--- EXERCISE DIRECTIONS ---
Copy out the records in full, word for word, without pictures.
-- START OF DATA EXCERPTS --
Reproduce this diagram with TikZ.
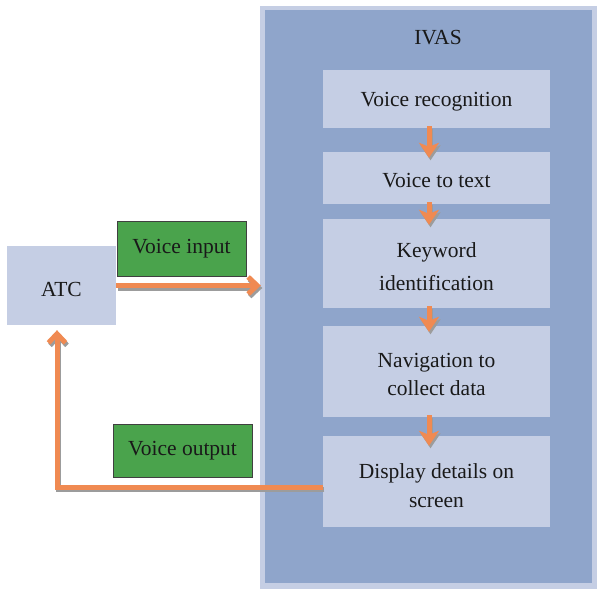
\documentclass[tikz,border=0pt]{standalone}
\usepackage{fontspec}
\setmainfont{Liberation Serif}
\usetikzlibrary{arrows.meta}
\definecolor{ivasdark}{HTML}{8FA5CB}
\definecolor{ivaslight}{HTML}{C5CEE4}
\definecolor{arrorange}{HTML}{F08A52}
\definecolor{boxgreen}{HTML}{4AA34C}
\definecolor{shadowgray}{HTML}{9C9C9C}
\tikzset{
  txt/.style={font=\fontsize{21.5}{30}\selectfont, align=center, text=black!90},
  stepbox/.style={fill=ivaslight, minimum width=227pt, inner sep=0pt},
  steptext/.style={txt, yshift=-3pt},
  greenbox/.style={txt, fill=boxgreen, draw=black!75, line width=1pt, inner sep=0pt},
  shadowcopy/.style={draw=shadowgray, transform canvas={xshift=1.5pt,yshift=-2.5pt}},
  bigarr/.style={line width=5pt, -{Straight Barb[length=9pt,width=17pt,line width=5pt]}},
  downarr/.style={line width=5pt, -{Stealth[length=15pt,width=20pt,inset=4pt]}}
}
\begin{document}
\begin{tikzpicture}[x=1pt,y=-1pt]
\useasboundingbox (0,0) rectangle (597,589);
\fill[white] (0,0) rectangle (597,589);
% IVAS container
\node[fill=ivaslight, minimum width=337pt, minimum height=583pt, inner sep=0pt] (ivasout) at (428.5,297.5) {};
\node[fill=ivasdark, minimum width=327pt, minimum height=573pt, inner sep=0pt] (ivasin) at (428.5,296.5) {};
\node[txt] (ivas) at (438,38) {IVAS};
% steps
\node[stepbox, minimum height=58pt, label={[steptext, name=vrt]center:Voice recognition}] (vr) at (436.5,99) {};
\node[stepbox, minimum height=52pt, label={[steptext, name=vtt]center:Voice to text}] (vt) at (436.5,178) {};
\node[stepbox, minimum height=89pt, label={[steptext, name=kwt, font=\fontsize{21.5}{33}\selectfont]center:Keyword\\identification}] (kw) at (436.5,263.5) {};
\node[stepbox, minimum height=91pt, label={[steptext, name=navt, font=\fontsize{21.5}{28.5}\selectfont]center:Navigation to\\collect data}] (nav) at (436.5,371.5) {};
\node[stepbox, minimum height=91pt, label={[steptext, name=dispt, font=\fontsize{21.5}{29}\selectfont, yshift=-1pt]center:Display details on\\screen}] (disp) at (436.5,481.5) {};
% ATC and labels
\node[fill=ivaslight, minimum width=109pt, minimum height=79pt, inner sep=0pt, label={[txt, name=atct, yshift=-4pt]center:ATC}] (atc) at (61.5,285.5) {};
\node[greenbox, minimum width=129pt, minimum height=55pt] (vin) at (181.5,248.5) {Voice input};
\node[greenbox, minimum width=139pt, minimum height=53pt] (vout) at (182.5,450.5) {Voice output};
% down arrows (shadow, then orange)
\foreach \a/\b/\e in {vr/vt/6, vt/kw/6, kw/nav/6, nav/disp/10}{
  \draw[downarr, shadowcopy] ([xshift=-7.5pt,yshift=2pt]\a.south) -- ([xshift=-7.5pt,yshift=-\e pt]\b.north);
  \draw[downarr, draw=arrorange] ([xshift=-7.5pt,yshift=2pt]\a.south) -- ([xshift=-7.5pt,yshift=-\e pt]\b.north);
}
% input / output arrows
\draw[bigarr, shadowcopy] (atc.east) -- ([xshift=1pt]ivasout.west |- atc.east);
\draw[bigarr, draw=arrorange] (atc.east) -- ([xshift=1pt]ivasout.west |- atc.east);
\draw[bigarr, shadowcopy] ([yshift=-5.5pt]disp.west) -| ([xshift=-4.5pt,yshift=-5pt]atc.south);
\draw[bigarr, draw=arrorange] ([yshift=-5.5pt]disp.west) -| ([xshift=-4.5pt,yshift=-5pt]atc.south);
\end{tikzpicture}
\end{document}
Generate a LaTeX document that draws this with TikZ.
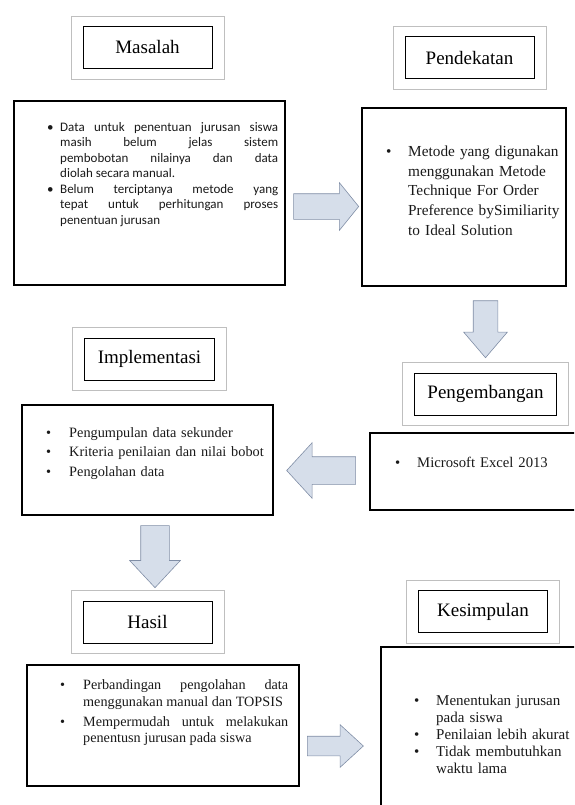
-- END OF DATA EXCERPTS --
--- OUTPUT BELOW ---
Reproduce this diagram with TikZ.
\documentclass[tikz,border=0pt]{standalone}
\usepackage{fontspec}
\setmainfont{Liberation Serif}
\usetikzlibrary{arrows.meta}
\definecolor{ivasdark}{HTML}{8FA5CB}
\definecolor{ivaslight}{HTML}{C5CEE4}
\definecolor{arrorange}{HTML}{F08A52}
\definecolor{boxgreen}{HTML}{4AA34C}
\definecolor{shadowgray}{HTML}{9C9C9C}
\tikzset{
  txt/.style={font=\fontsize{21.5}{30}\selectfont, align=center, text=black!90},
  stepbox/.style={fill=ivaslight, minimum width=227pt, inner sep=0pt},
  steptext/.style={txt, yshift=-3pt},
  greenbox/.style={txt, fill=boxgreen, draw=black!75, line width=1pt, inner sep=0pt},
  shadowcopy/.style={draw=shadowgray, transform canvas={xshift=1.5pt,yshift=-2.5pt}},
  bigarr/.style={line width=5pt, -{Straight Barb[length=9pt,width=17pt,line width=5pt]}},
  downarr/.style={line width=5pt, -{Stealth[length=15pt,width=20pt,inset=4pt]}}
}
\begin{document}
\begin{tikzpicture}[x=1pt,y=-1pt]
\useasboundingbox (0,0) rectangle (597,589);
\fill[white] (0,0) rectangle (597,589);
% IVAS container
\node[fill=ivaslight, minimum width=337pt, minimum height=583pt, inner sep=0pt] (ivasout) at (428.5,297.5) {};
\node[fill=ivasdark, minimum width=327pt, minimum height=573pt, inner sep=0pt] (ivasin) at (428.5,296.5) {};
\node[txt] (ivas) at (438,38) {IVAS};
% steps
\node[stepbox, minimum height=58pt, label={[steptext, name=vrt]center:Voice recognition}] (vr) at (436.5,99) {};
\node[stepbox, minimum height=52pt, label={[steptext, name=vtt]center:Voice to text}] (vt) at (436.5,178) {};
\node[stepbox, minimum height=89pt, label={[steptext, name=kwt, font=\fontsize{21.5}{33}\selectfont]center:Keyword\\identification}] (kw) at (436.5,263.5) {};
\node[stepbox, minimum height=91pt, label={[steptext, name=navt, font=\fontsize{21.5}{28.5}\selectfont]center:Navigation to\\collect data}] (nav) at (436.5,371.5) {};
\node[stepbox, minimum height=91pt, label={[steptext, name=dispt, font=\fontsize{21.5}{29}\selectfont, yshift=-1pt]center:Display details on\\screen}] (disp) at (436.5,481.5) {};
% ATC and labels
\node[fill=ivaslight, minimum width=109pt, minimum height=79pt, inner sep=0pt, label={[txt, name=atct, yshift=-4pt]center:ATC}] (atc) at (61.5,285.5) {};
\node[greenbox, minimum width=129pt, minimum height=55pt] (vin) at (181.5,248.5) {Voice input};
\node[greenbox, minimum width=139pt, minimum height=53pt] (vout) at (182.5,450.5) {Voice output};
% down arrows (shadow, then orange)
\foreach \a/\b/\e in {vr/vt/6, vt/kw/6, kw/nav/6, nav/disp/10}{
  \draw[downarr, shadowcopy] ([xshift=-7.5pt,yshift=2pt]\a.south) -- ([xshift=-7.5pt,yshift=-\e pt]\b.north);
  \draw[downarr, draw=arrorange] ([xshift=-7.5pt,yshift=2pt]\a.south) -- ([xshift=-7.5pt,yshift=-\e pt]\b.north);
}
% input / output arrows
\draw[bigarr, shadowcopy] (atc.east) -- ([xshift=1pt]ivasout.west |- atc.east);
\draw[bigarr, draw=arrorange] (atc.east) -- ([xshift=1pt]ivasout.west |- atc.east);
\draw[bigarr, shadowcopy] ([yshift=-5.5pt]disp.west) -| ([xshift=-4.5pt,yshift=-5pt]atc.south);
\draw[bigarr, draw=arrorange] ([yshift=-5.5pt]disp.west) -| ([xshift=-4.5pt,yshift=-5pt]atc.south);
\end{tikzpicture}
\end{document}
Generate a LaTeX document that draws this with TikZ.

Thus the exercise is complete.